[Lines of data]
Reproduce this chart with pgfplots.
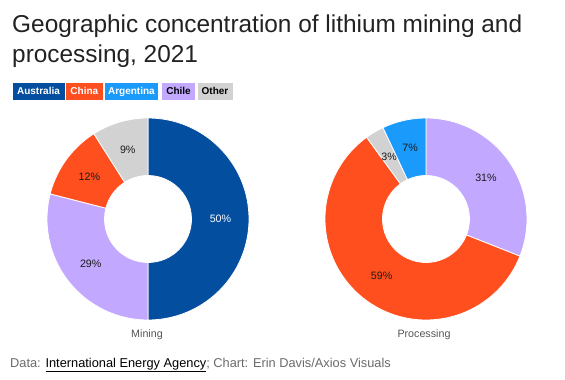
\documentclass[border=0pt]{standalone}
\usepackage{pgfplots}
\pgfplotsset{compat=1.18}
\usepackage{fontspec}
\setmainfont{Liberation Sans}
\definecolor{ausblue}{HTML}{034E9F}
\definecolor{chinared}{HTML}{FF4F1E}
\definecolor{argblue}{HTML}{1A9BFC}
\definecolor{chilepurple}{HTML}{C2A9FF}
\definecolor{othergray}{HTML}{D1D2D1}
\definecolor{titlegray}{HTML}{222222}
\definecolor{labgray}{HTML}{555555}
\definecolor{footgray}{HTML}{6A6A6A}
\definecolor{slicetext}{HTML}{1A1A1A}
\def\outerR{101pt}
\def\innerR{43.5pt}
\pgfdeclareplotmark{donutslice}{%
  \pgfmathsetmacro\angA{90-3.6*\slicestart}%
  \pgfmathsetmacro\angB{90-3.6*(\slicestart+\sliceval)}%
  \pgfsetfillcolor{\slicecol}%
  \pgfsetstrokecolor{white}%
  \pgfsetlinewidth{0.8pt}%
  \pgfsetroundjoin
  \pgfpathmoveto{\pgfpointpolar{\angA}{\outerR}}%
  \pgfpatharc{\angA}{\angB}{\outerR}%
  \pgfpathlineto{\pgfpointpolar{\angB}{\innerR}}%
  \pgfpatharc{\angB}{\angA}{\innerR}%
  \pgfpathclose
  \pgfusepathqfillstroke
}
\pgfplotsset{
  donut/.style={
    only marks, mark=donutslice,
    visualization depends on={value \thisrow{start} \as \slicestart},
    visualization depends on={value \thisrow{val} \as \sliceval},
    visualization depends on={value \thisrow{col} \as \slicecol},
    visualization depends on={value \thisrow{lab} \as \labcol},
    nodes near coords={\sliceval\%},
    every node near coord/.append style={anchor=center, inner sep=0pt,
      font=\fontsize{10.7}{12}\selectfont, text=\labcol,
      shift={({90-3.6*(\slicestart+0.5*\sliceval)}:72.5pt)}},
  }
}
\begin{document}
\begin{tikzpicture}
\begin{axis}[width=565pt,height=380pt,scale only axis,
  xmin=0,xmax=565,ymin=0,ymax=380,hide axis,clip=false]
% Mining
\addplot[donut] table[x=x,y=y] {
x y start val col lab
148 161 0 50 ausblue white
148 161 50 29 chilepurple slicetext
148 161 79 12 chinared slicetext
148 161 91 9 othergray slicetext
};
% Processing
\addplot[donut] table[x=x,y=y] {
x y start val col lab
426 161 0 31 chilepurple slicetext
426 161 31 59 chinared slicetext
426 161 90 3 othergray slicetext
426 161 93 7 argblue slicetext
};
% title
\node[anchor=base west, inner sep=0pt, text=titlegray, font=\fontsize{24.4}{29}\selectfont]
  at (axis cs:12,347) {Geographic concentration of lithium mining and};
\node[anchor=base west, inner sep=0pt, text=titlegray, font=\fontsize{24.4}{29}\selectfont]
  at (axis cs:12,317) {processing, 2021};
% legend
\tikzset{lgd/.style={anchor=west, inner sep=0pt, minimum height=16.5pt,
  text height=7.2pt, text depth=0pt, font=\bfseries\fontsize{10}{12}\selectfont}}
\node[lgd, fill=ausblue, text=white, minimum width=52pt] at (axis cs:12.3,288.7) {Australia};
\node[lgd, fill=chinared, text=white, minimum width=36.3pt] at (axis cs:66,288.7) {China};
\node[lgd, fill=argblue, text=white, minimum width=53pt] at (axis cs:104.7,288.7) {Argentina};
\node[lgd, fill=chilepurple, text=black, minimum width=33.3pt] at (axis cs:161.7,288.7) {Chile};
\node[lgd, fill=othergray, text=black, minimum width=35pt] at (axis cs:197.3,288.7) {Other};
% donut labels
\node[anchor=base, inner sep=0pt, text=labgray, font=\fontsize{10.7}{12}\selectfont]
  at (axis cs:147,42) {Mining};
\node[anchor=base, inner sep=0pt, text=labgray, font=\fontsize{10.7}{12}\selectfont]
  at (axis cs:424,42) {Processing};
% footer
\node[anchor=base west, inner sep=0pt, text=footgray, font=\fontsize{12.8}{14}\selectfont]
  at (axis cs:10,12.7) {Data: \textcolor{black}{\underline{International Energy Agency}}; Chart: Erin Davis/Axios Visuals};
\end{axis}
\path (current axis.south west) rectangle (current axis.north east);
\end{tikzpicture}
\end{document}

---

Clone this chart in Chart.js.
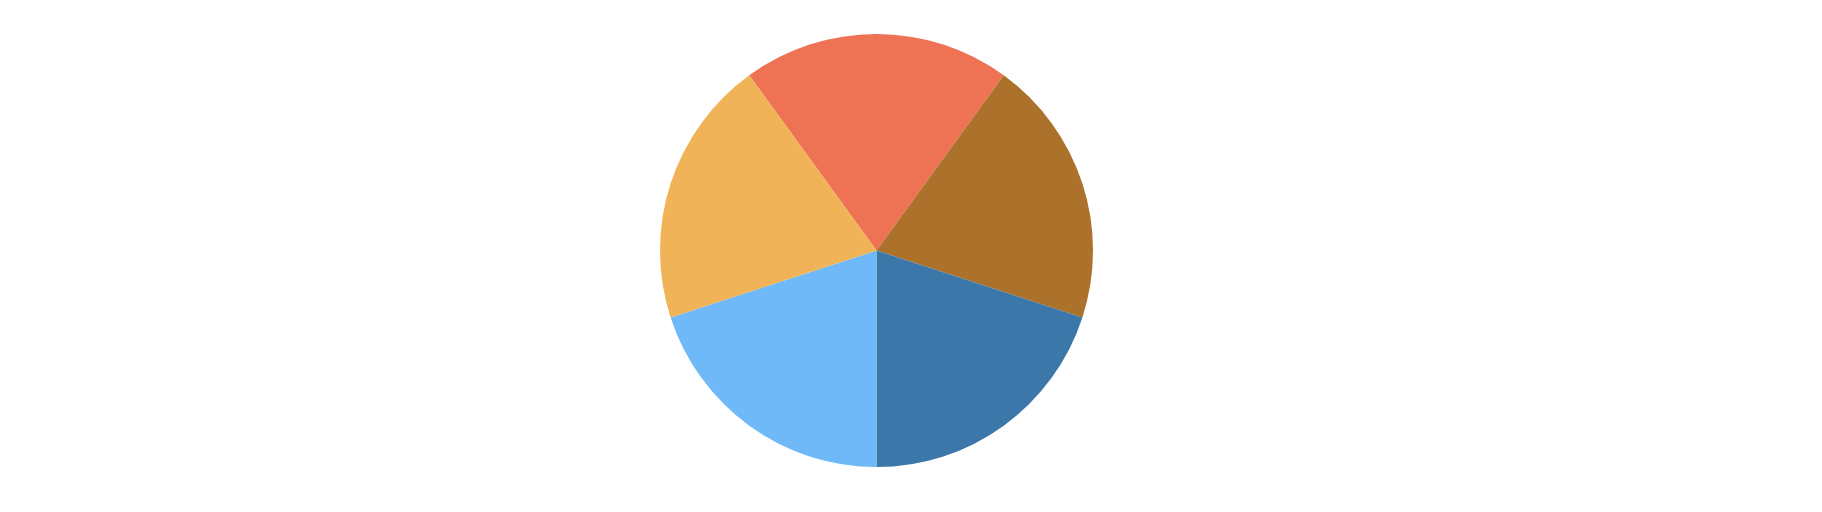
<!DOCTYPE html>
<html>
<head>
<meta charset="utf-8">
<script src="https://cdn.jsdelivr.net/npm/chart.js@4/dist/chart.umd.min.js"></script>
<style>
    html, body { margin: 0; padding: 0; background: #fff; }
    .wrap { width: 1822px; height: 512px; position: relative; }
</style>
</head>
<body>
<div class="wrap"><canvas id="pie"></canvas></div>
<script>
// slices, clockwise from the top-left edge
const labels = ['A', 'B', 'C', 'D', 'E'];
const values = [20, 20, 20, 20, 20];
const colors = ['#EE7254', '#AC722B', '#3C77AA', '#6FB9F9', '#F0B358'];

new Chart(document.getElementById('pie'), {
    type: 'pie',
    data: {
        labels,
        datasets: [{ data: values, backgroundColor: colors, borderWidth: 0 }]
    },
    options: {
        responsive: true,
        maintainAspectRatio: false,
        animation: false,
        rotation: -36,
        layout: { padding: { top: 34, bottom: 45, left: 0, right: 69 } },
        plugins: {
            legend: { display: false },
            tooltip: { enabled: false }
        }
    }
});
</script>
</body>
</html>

» **Written problem**: Keep to the lines between the line with "Clone this chart in Chart.js." and the line with "['#EE7254', '#AC722B', '#3C77AA', '#6FB9F9', '#F0B358'];", inclusive, and transcribe them without pictures.

» **Answer to this exercise**:
Clone this chart in Chart.js.
<!DOCTYPE html>
<html>
<head>
<meta charset="utf-8">
<script src="https://cdn.jsdelivr.net/npm/chart.js@4/dist/chart.umd.min.js"></script>
<style>
    html, body { margin: 0; padding: 0; background: #fff; }
    .wrap { width: 1822px; height: 512px; position: relative; }
</style>
</head>
<body>
<div class="wrap"><canvas id="pie"></canvas></div>
<script>
// slices, clockwise from the top-left edge
const labels = ['A', 'B', 'C', 'D', 'E'];
const values = [20, 20, 20, 20, 20];
const colors = ['#EE7254', '#AC722B', '#3C77AA', '#6FB9F9', '#F0B358'];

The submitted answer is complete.